A niche and a bench are the details that make a shower feel custom — a built-in shelf for bottles instead of a suction caddy, a place to sit and shave or to rest while you wash. They are also two of the spots where a shower is most likely to leak, because both interrupt the flat, waterproofed walls with corners, sills, and horizontal surfaces that water loves to sit on.
Designed and waterproofed correctly, a niche and bench are beautiful, functional, and completely watertight for decades. This guide covers how to size and place them, the waterproofing details that matter, and exactly where they fail when they are done cheaply.

Placement between studs
A recessed niche fits in the wall cavity between studs, so its location and depth are set by the framing. We plan it during rough-in — on a dry wall, not an exterior or plumbing wall where possible — so the structure and waterproofing stay sound.
Size it to your tile
The cleanest niches are sized to the tile so the openings land on grout lines with minimal cutting. Matching the niche to full or half tiles avoids awkward slivers and makes the finished detail look intentional and crisp.
A sloped sill that drains
The bottom shelf of the niche must be pitched slightly forward so water runs out instead of pooling. A flat or back-sloped sill traps water against the grout and is a classic slow-leak point. This small slope is essential, not optional.
One niche or several
A single larger niche, a tall vertical niche, or a pair at different heights all work — the right choice follows how you use the shower and where the tile layout wants them. A shelf or two inside can separate bottles without cutting the waterproofing.
Built-in, floating, or fold-down
A built-in masonry bench is the most solid and seamless; a floating (cantilevered) bench keeps the floor open underneath for a lighter look and easier cleaning; a fold-down teak or phenolic seat suits smaller showers and accessible designs. Each is waterproofed to the same standard.
The right height
A comfortable, safe bench sits around 17 to 19 inches above the floor — the same range the U.S. Access Board specifies for shower seats — so it works for shaving, resting, and safe transfers as you age.
A top that sheds water
Like the niche sill, the bench top is pitched slightly so water drains toward the shower floor rather than sitting on the seat. Correct slope plus continuous waterproofing under the tile is what keeps the framing beneath a bench dry.
Built for real weight
A bench carries people, so it is framed and supported to bear weight, not just tiled over a hollow box. On accessible showers we add blocking for grab bars near the seat during the build.
Both details fail in predictable ways — and every one is avoidable with correct waterproofing and slope.
Unwaterproofed niche corners
The inside corners and the sill of a niche are changes of plane that must be banded or reinforced and fully bonded into the shower's waterproofing membrane. Skip that and water wicks straight into the wall behind the shelf.

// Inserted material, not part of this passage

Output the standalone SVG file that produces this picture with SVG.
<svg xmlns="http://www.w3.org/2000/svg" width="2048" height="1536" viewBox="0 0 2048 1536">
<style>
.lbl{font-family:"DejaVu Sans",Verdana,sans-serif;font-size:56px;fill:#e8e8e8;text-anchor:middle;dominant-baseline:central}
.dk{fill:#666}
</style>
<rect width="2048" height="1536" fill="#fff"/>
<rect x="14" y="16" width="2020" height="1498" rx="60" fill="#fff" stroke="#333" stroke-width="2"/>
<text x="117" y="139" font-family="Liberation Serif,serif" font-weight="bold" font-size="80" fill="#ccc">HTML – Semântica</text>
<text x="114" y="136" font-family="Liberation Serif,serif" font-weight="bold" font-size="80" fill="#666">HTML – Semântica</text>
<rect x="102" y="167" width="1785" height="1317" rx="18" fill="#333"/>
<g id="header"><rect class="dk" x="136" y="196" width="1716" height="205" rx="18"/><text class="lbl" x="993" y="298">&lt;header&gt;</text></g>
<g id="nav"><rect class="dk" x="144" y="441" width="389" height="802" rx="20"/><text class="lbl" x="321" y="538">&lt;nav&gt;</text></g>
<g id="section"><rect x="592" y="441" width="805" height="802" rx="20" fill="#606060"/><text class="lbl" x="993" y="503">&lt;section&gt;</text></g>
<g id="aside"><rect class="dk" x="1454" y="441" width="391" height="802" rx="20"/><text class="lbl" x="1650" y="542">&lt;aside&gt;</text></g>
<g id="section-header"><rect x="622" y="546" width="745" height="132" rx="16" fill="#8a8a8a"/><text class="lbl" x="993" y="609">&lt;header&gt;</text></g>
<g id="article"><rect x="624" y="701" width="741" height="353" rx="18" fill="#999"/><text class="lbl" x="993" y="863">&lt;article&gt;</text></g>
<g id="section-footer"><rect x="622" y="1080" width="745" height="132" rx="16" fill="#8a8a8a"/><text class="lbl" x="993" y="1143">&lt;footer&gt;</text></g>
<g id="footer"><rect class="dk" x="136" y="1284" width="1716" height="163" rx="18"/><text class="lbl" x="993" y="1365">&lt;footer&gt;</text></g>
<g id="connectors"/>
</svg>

A flat or back-pitched sill or bench top
If the niche sill or bench top does not slope to drain, water pools, sits on the grout, and eventually finds a way through. Slope is one of the most-skipped details and one of the most damaging.

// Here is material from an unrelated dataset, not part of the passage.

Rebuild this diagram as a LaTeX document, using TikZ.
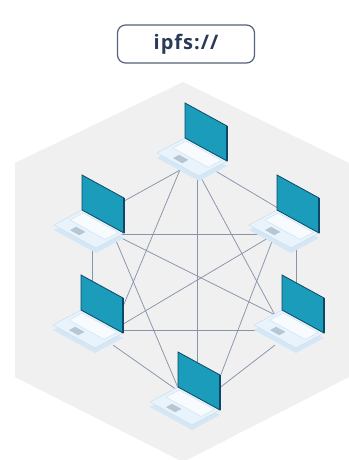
\documentclass[tikz,border=0pt]{standalone}
\usepackage{fontspec}
\newfontfamily\urlfont[LetterSpace=5]{Open Sans}
\definecolor{hexgray}{HTML}{F0F0F1}
\definecolor{linkgray}{HTML}{8894A9}
\definecolor{screenteal}{HTML}{1A9CBA}
\definecolor{screenedge}{HTML}{0E4868}
\definecolor{plateblue}{HTML}{D5E7F5}
\definecolor{deckblue}{HTML}{E9F3FB}
\definecolor{deckline}{HTML}{C9DFF0}
\definecolor{padgray}{HTML}{B6C6D3}
\definecolor{boxline}{HTML}{56627A}
\definecolor{urltext}{HTML}{2A3A57}
\tikzset{
 laptop/.pic={
  % base plate and deck
  \fill[plateblue] (0,5) -- (42,28) -- (14,43) -- (-28,20) -- cycle;
  \filldraw[fill=deckblue,draw=deckline,line width=0.5pt] (0,0) -- (42,23) -- (14,38) -- (-28,15) -- cycle;
  \filldraw[fill=white!70!deckblue,draw=deckline,line width=0.4pt] (1.1,3) -- (36.4,22.4) -- (23.2,29.4) -- (-12,10.1) -- cycle;
  \fill[padgray] (-5.9,16.8) -- (3.4,21.9) -- (-2.8,25.2) -- (-12,20.1) -- cycle;
  % screen
  \filldraw[fill=screenteal,draw=screenedge,line width=0.8pt] (0,0) -- (42,23) -- (42,-12) -- (0,-35) -- cycle;
  \draw[screenedge,line width=1.8pt] (42,-12) -- (42,23);
 }
}
\begin{document}
\begin{tikzpicture}[x=1pt,y=-1pt,
 link/.style={linkgray,line width=0.75pt},
 hub/.style={inner sep=0pt,minimum width=42pt,minimum height=30pt},
 urlbox/.style={draw=boxline,line width=1.2pt,fill=white,rounded corners=8pt,
  minimum width=137pt,minimum height=38pt,text=urltext,
  font=\urlfont\bfseries\fontsize{20}{22}\selectfont}]
 \useasboundingbox (0,0) rectangle (348,460);
 \fill[white] (0,0) rectangle (348,460);
 \fill[hexgray] (183,82) -- (349,163) -- (349,377) -- (183,462) -- (15,377) -- (15,163) -- cycle;
 \node[urlbox] (url) at (186,44) {ipfs://};
 % hubs, one per machine
 \node[hub,minimum width=34pt,minimum height=34pt] (t) at (197,153) {};
 \node[hub] (ul) at (92,234) {};
 \node[hub] (ur) at (296,234) {};
 \node[hub] (ll) at (92,330) {};
 \node[hub] (lr) at (296,330) {};
 \node[hub,minimum width=34pt,minimum height=40pt] (b) at (197,392) {};
 % every machine talks to every other
 \draw[link] (t.south west) -- (ul.north);
 \draw[link] (t.south east) -- (ur.north);
 \draw[link] (t.south west) -- (ll.east);
 \draw[link] (t.south) -- (lr.north west);
 \draw[link] (t.south) -- (b.north);
 \draw[link] (ul.east) -- (ur.west);
 \draw[link] (ul.south) -- (ll.north);
 \draw[link] (ul.east) -- (lr.north west);
 \draw[link] (ul.east) -- (b.west);
 \draw[link] (ur.west) -- (ll.east);
 \draw[link] (ur.south) -- (lr.north);
 \draw[link] (ur.west) -- (b.east);
 \draw[link] (ll.east) -- (lr.west);
 \draw[link] (ll.south east) -- (b.west);
 \draw[link] (lr.south west) -- (b.east);
 % laptops on top of the links
 \pic at (185,138) {laptop};
 \pic at (82,210) {laptop};
 \pic at (277,210) {laptop};
 \pic at (81,310) {laptop};
 \pic at (282,310) {laptop};
 \pic at (178,387) {laptop};
\end{tikzpicture}
\end{document}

A niche cut into the wrong wall
Cutting a deep niche into an exterior wall or a wall full of plumbing invites trouble — lost insulation, compromised structure, or a pipe in the way. Planning the location during rough-in avoids it.
A bench tiled over a hollow, un-waterproofed box
A bench built as a quick framed box, tiled without a continuous membrane beneath, traps water inside. Done right, the bench is waterproofed as one piece with the shower, top and sides.

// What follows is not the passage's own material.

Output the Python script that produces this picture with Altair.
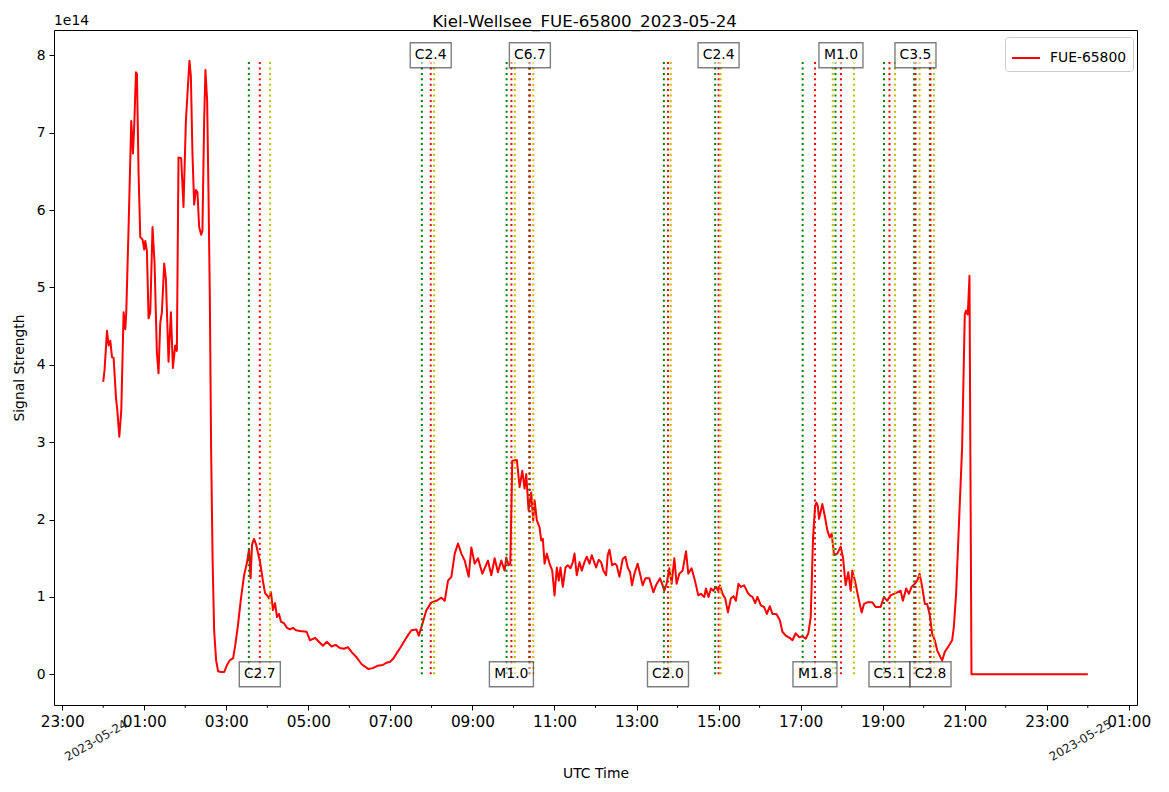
import altair as alt
import pandas as pd

DAY = "2023-05-24"
STATION = "FUE-65800"
TITLE = "Kiel-Wellsee_FUE-65800_2023-05-24"

# signal trace: minutes after 00:00 UTC and signal strength in units of 1e14
sig_minutes = [
    0, 2.0, 5.5, 7.9, 10.4, 12.8, 15.2, 18.7, 20.6, 23.5, 26.4, 29.8, 32.3, 33.7, 37.1, 41.0, 43.5,
    45.4, 47.9, 49.3, 51.7, 54.2, 57.5, 60.0, 61.5, 63.9, 66.3, 68.8, 72.1, 75.1, 78.5, 80.9, 83.4,
    85.8, 89.2, 91.7, 95.5, 99.0, 101.9, 105.3, 107.7, 110.1, 114.0, 117.4, 120.9, 126.1, 128.2,
    130.5, 133.0, 135.5, 137.8, 140.3, 143.2, 145.1, 147.6, 149.5, 152.0, 153.9, 155.9, 157.8,
    160.0, 162.2, 165.1, 168.0, 172, 177, 181, 185, 190, 193, 197, 201, 206,
    210.4, 213.3, 215.5, 217.7, 220.6, 223.5, 226.5, 229.4, 230.8, 233.7, 236.7, 239.6, 242.5,
    245.4, 248.3, 251.3, 254.2, 257.1, 260.0, 264.4, 268.8, 273.2, 277.5, 281.9, 287.8,
    297.5, 302.4, 310.0, 321.3, 327.0, 334.0, 340.0, 346.1, 352.0, 357.8, 364.0, 370.5, 378.0,
    387.5, 394.3, 401.0, 408.9, 414.0, 419.2, 424.0, 429.0, 435.0, 441.1, 446.0,
    450.8, 458.1, 461.5, 465.4, 472.7, 480.0, 487.3, 494.6, 499.5, 504.3, 509.2, 514.1, 518.9,
    523.8, 528.7, 534.5, 538.4, 543.3, 548.1, 554.5, 562.7, 567.6, 572.5, 577.3, 582.2, 587.1,
    589.5, 592.9, 595.4, 598.3, 605.0, 609.0, 612.9, 616.3, 618.7, 622.1, 626.0, 628.9, 630.9,
    634.2, 638.2, 640.6, 643.0, 645.5, 648.8, 652.8, 656.7, 660.1, 663.4, 666.3, 668.8, 672.2,
    676.1, 679.5, 683.4, 686.8, 689.3, 692.6, 696.6, 699.9, 703.9, 707.2, 711.2, 714.5, 718.5,
    720.9, 724.7, 728.2, 731.6, 735.5, 737.9, 740.4, 744.3, 748.1, 751.0, 755.0, 759.8, 763.7,
    767.1, 770.6, 773.4, 776.9, 781.7, 785.6, 789.0, 792.9, 798.8, 804.6, 808.5, 814.4, 818.2,
    820.7, 824.0, 828.0, 831.3, 835.3, 838.6, 842.6, 847.4, 852.4, 855.7, 860.5, 865.5, 870.3,
    874.2, 879.1, 881.5, 885.3, 888.8, 892.2, 896.1, 899.5, 902.0, 905.8, 909.7, 913.7, 918.0,
    921.8, 925.3, 929.1, 932.6, 937.5, 942.3, 945.8, 949.6, 953.5, 956.9, 961.8, 966.7, 970.6,
    975.0, 978.8, 984.6, 989.6, 993.4, 998.3, 1005.6, 1008.0, 1012.9, 1017.8, 1022.6, 1027.5,
    1031.3, 1034.8, 1038.2, 1041.1, 1043.0, 1045.1, 1047.0, 1051.8, 1055.7, 1059.1, 1062.6,
    1065.5, 1068.9, 1073.7, 1078.6, 1082.0, 1085.9, 1089.7, 1093.2, 1095.6, 1099.5, 1104.3,
    1109.3, 1112.7, 1117.5, 1124.8, 1129.7, 1137.0, 1141.9, 1146.7, 1151.6, 1156.5, 1161.3,
    1166.3, 1169.6, 1174.4, 1178.4, 1182.3, 1187.1, 1190.5, 1194.0, 1197.8, 1201.7, 1205.1,
    1208.6, 1212.4, 1216.3, 1219.7, 1224.6, 1227.0, 1230.9, 1236.8, 1241.6, 1244.1, 1247.4,
    1251.4, 1256.2, 1260.1, 1262.0, 1264.5, 1267.0, 1269.9, 1440,
]
sig_values = [
    3.78, 3.94, 4.44, 4.25, 4.31, 4.10, 4.09, 3.57, 3.41, 3.07, 3.41, 4.68, 4.46, 4.68, 5.78, 7.15, 6.73,
    7.10, 7.78, 7.76, 6.47, 5.65, 5.62, 5.49, 5.60, 5.47, 4.60, 4.68, 5.78, 5.31, 4.15, 3.89, 4.54,
    4.68, 5.31, 5.10, 4.04, 4.68, 3.96, 4.25, 4.18, 6.68, 6.67, 6.04, 7.15, 7.93, 7.73,
    6.73, 6.07, 6.26, 6.23, 5.78, 5.68, 5.73, 7.15, 7.81, 7.41, 6.26, 4.89, 2.90,
    1.47, 0.57, 0.18, 0.04, 0.03, 0.03, 0.12, 0.18, 0.21, 0.37, 0.63, 0.95, 1.28,
    1.45, 1.62, 1.24, 1.68, 1.75, 1.68, 1.56, 1.45, 1.37, 1.20, 1.05, 1.02, 0.98,
    1.06, 0.83, 0.92, 0.74, 0.78, 0.68, 0.66, 0.60, 0.58, 0.60, 0.57, 0.56,
    0.55, 0.44, 0.47, 0.37, 0.42, 0.36, 0.38, 0.34, 0.33, 0.35, 0.28, 0.22, 0.13,
    0.07, 0.08, 0.11, 0.12, 0.15, 0.16, 0.20, 0.27, 0.35, 0.44, 0.51,
    0.57, 0.58, 0.50, 0.61, 0.83, 0.93, 0.95, 0.99, 0.95, 1.21, 1.26, 1.56, 1.69,
    1.56, 1.47, 1.26, 1.64, 1.43, 1.50, 1.30, 1.47, 1.28, 1.50, 1.32, 1.47, 1.34,
    1.51, 1.41, 1.43, 2.76, 2.77, 2.42, 2.63, 2.40, 2.59, 2.12, 2.35, 1.99, 2.25,
    1.99, 1.90, 1.73, 1.75, 1.43, 1.56, 1.43, 1.34, 1.02, 1.38, 1.21, 1.38, 1.13,
    1.38, 1.41, 1.37, 1.45, 1.56, 1.28, 1.45, 1.34, 1.45, 1.52, 1.43, 1.54, 1.44,
    1.38, 1.48, 1.45, 1.34, 1.28, 1.54, 1.61, 1.41, 1.43, 1.41, 1.26, 1.49, 1.52,
    1.38, 1.32, 1.15, 1.30, 1.43, 1.28, 1.15, 1.24, 1.24, 1.06, 1.15, 1.24, 1.15,
    1.08, 1.17, 1.37, 1.17, 1.50, 1.17, 1.30, 1.34, 1.59, 1.30, 1.37, 1.21, 1.02,
    1.04, 1.00, 1.11, 1.00, 1.11, 1.08, 1.13, 1.08, 1.15, 1.04, 0.98, 0.80, 0.98,
    1.01, 0.95, 1.17, 1.13, 1.15, 1.06, 1.02, 1.00, 0.92, 1.00, 0.89, 0.87, 0.78,
    0.88, 0.78, 0.78, 0.70, 0.55, 0.50, 0.46, 0.44, 0.53, 0.48, 0.49, 0.46,
    0.53, 0.74, 1.77, 2.16, 2.22, 2.18, 2.01, 2.20, 2.03, 1.86, 1.77,
    1.82, 1.54, 1.56, 1.65, 1.51, 1.15, 1.32, 1.08, 1.34, 1.21, 1.00,
    0.80, 0.91, 0.93, 0.93, 0.87, 0.87, 1.00, 0.95, 1.02, 1.04, 1.06,
    1.08, 0.95, 1.11, 1.04, 1.13, 1.17, 1.21, 1.30, 1.13, 0.91, 0.91,
    0.78, 0.53, 0.44, 0.31, 0.22, 0.18, 0.29, 0.37, 0.44, 0.61, 1.04,
    1.90, 2.93, 4.65, 4.70, 4.65, 5.15, 0.00, 0.00,
]

# flare events (start / peak / end, UTC)
flare_class = ["C2.7", "C2.4", "M1.0", "C6.7", "C2.0", "C2.4", "M1.8", "M1.0", "C5.1", "C3.5", "C2.8"]
flare_start = ["03:33", "07:46", "09:50", "10:23", "13:40", "14:55", "17:03", "17:51", "19:02", "19:46", "20:09"]
flare_peak = ["03:49", "07:59", "09:57", "10:24", "13:46", "15:00", "17:21", "17:59", "19:10", "19:48", "20:10"]
flare_end = ["04:04", "08:04", "10:02", "10:29", "13:50", "15:03", "17:47", "18:18", "19:18", "19:54", "20:15"]

date_labels = ["2023-05-24", "2023-05-25"]
y_ticks = [0, 1, 2, 3, 4, 5, 6, 7, 8]

base = pd.Timestamp(DAY, tz="UTC")


def iso(ts):
    return ts.strftime("%Y-%m-%dT%H:%M:%SZ")


def from_min(m):
    return iso(base + pd.Timedelta(minutes=m))


def from_hhmm(s):
    h, m = s.split(":")
    return from_min(int(h) * 60 + int(m))


sig_df = pd.DataFrame({
    "time": [from_min(m) for m in sig_minutes],
    "signal": sig_values,
    "series": STATION,
})

vmax = max(sig_values)
y_lo = -0.05 * vmax
y_hi = vmax * 1.05

rule_rows = []
for s, p, e in zip(flare_start, flare_peak, flare_end):
    for kind, t in (("start", s), ("peak", p), ("end", e)):
        rule_rows.append({"time": from_hhmm(t), "kind": kind, "signal": 0.0, "signal2": vmax})
rule_df = pd.DataFrame(rule_rows)

lab_df = pd.DataFrame({
    "time": [from_hhmm(p) for p in flare_peak],
    "cls": flare_class,
    "letter": [c[0] for c in flare_class],
    "signal": [0.0 if i % 2 == 0 else 8.0 for i in range(len(flare_class))],
})

minor_df = pd.DataFrame({"time": [from_min(60 * h) for h in range(0, 25, 2)]})
date_df = pd.DataFrame({"time": [from_min(0), from_min(1440)], "label": date_labels})

to_ms = lambda ts: int(ts.value // 1_000_000)
x_lo = base - pd.Timedelta(minutes=72)
x_hi = base + pd.Timedelta(minutes=1440 + 72)
x_scale = alt.Scale(type="utc", domain=[to_ms(x_lo), to_ms(x_hi)])
y_scale = alt.Scale(domain=[y_lo, y_hi], nice=False, zero=False)

major_vals = [to_ms(base + pd.Timedelta(hours=h)) for h in range(-1, 26, 2)]

W, H = 1083, 675
FONT = "DejaVu Sans"

x_axis = alt.Axis(values=major_vals, format="%H:%M", labelFontSize=15.3, labelPadding=4,
                  tickSize=5, titleFontSize=13.9, titlePadding=37)
y_axis = alt.Axis(values=y_ticks, labelFontSize=13.9, labelPadding=4,
                  tickSize=5, titleFontSize=13.9, titlePadding=10)

X = alt.X("time:T", scale=x_scale, title="UTC Time", axis=x_axis)
Y = alt.Y("signal:Q", scale=y_scale, title="Signal Strength", axis=y_axis)

line = alt.Chart(sig_df).mark_line(strokeWidth=2, strokeJoin="round").encode(
    x=X,
    y=Y,
    color=alt.Color("series:N",
                    scale=alt.Scale(domain=[STATION], range=["red"]),
                    legend=alt.Legend(title=None, orient="none", legendX=951, legendY=7,
                                      symbolType="stroke", symbolStrokeWidth=2, symbolSize=784,
                                      labelFontSize=13.9, labelFont=FONT, labelOffset=9,
                                      fillColor="white", strokeColor="#cccccc",
                                      padding=6, cornerRadius=3)),
)

rules = alt.Chart(rule_df).mark_rule(strokeWidth=2, strokeDash=[2, 3.4]).encode(
    x=X,
    y=Y,
    y2="signal2:Q",
    stroke=alt.Stroke("kind:N",
                      scale=alt.Scale(domain=["start", "peak", "end"],
                                      range=["green", "red", "#bfbf00"]),
                      legend=None),
)

minor = alt.Chart(minor_df).mark_rule(color="black", strokeWidth=1).encode(
    x=X, y=alt.value(H), y2=alt.value(H + 2.8)
)

box_c = "M-1.64,-1L1.64,-1L1.64,1L-1.64,1Z"
box_m = "M-1.76,-1L1.76,-1L1.76,1L-1.76,1Z"
boxes = alt.Chart(lab_df).mark_point(
    filled=True, fill="white", fillOpacity=0.55, stroke="black", strokeOpacity=0.5,
    strokeWidth=1.4, size=625, opacity=1
).encode(
    x=X,
    y=Y,
    shape=alt.Shape("letter:N", scale=alt.Scale(domain=["C", "M"], range=[box_c, box_m]),
                    legend=None),
)

texts = alt.Chart(lab_df).mark_text(fontSize=13.9, font=FONT, color="black",
                                    align="center", baseline="middle").encode(
    x=X,
    y=Y,
    text="cls:N",
)

dates = alt.Chart(date_df).mark_text(fontSize=12, font=FONT, color="#222222", angle=330,
                                     align="right", baseline="middle", xOffset=23).encode(
    x=X, y=alt.value(H + 18), text="label:N"
)

offset_txt = alt.Chart(pd.DataFrame({"t": ["1e14"]})).mark_text(
    fontSize=13.9, font=FONT, color="black", align="left", baseline="alphabetic"
).encode(x=alt.value(0), y=alt.value(-5), text="t:N")

title_txt = alt.Chart(pd.DataFrame({"t": [TITLE]})).mark_text(
    fontSize=16.67, font=FONT, color="black", align="center", baseline="alphabetic"
).encode(x=alt.value(530.5), y=alt.value(-3), text="t:N")

chart = alt.layer(line, rules, minor, boxes, texts, dates, offset_txt, title_txt).properties(
    width=W, height=H,
    autosize=alt.AutoSizeParams(type="none"),
    padding={"left": 46, "top": 22, "right": 24, "bottom": 79},
).configure(
    font=FONT, background="white"
).configure_view(
    stroke="black", strokeWidth=1, fill="white"
).configure_axis(
    domain=False, grid=False, tickColor="black", labelColor="black", titleColor="black",
    titleFontWeight="normal", labelFont=FONT, titleFont=FONT
)

chart.save("out.html", embed_options={"renderer": "svg", "actions": False})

In Kansas City's humid climate, the niche and bench are exactly the kind of horizontal, water-collecting details that punish a shortcut. We waterproof them as an integral part of the shower's membrane system — built to the tile industry's ANSI A118.10 standard — so the shelf and seat that make your shower feel custom are also the parts that stay watertight the longest.
A bench is also a natural aging-in-place feature. Setting it at a safe, comfortable height and adding grab-bar blocking nearby during the build means a beautiful shower today doubles as a safer one for the years ahead — no demolition required to adapt it later.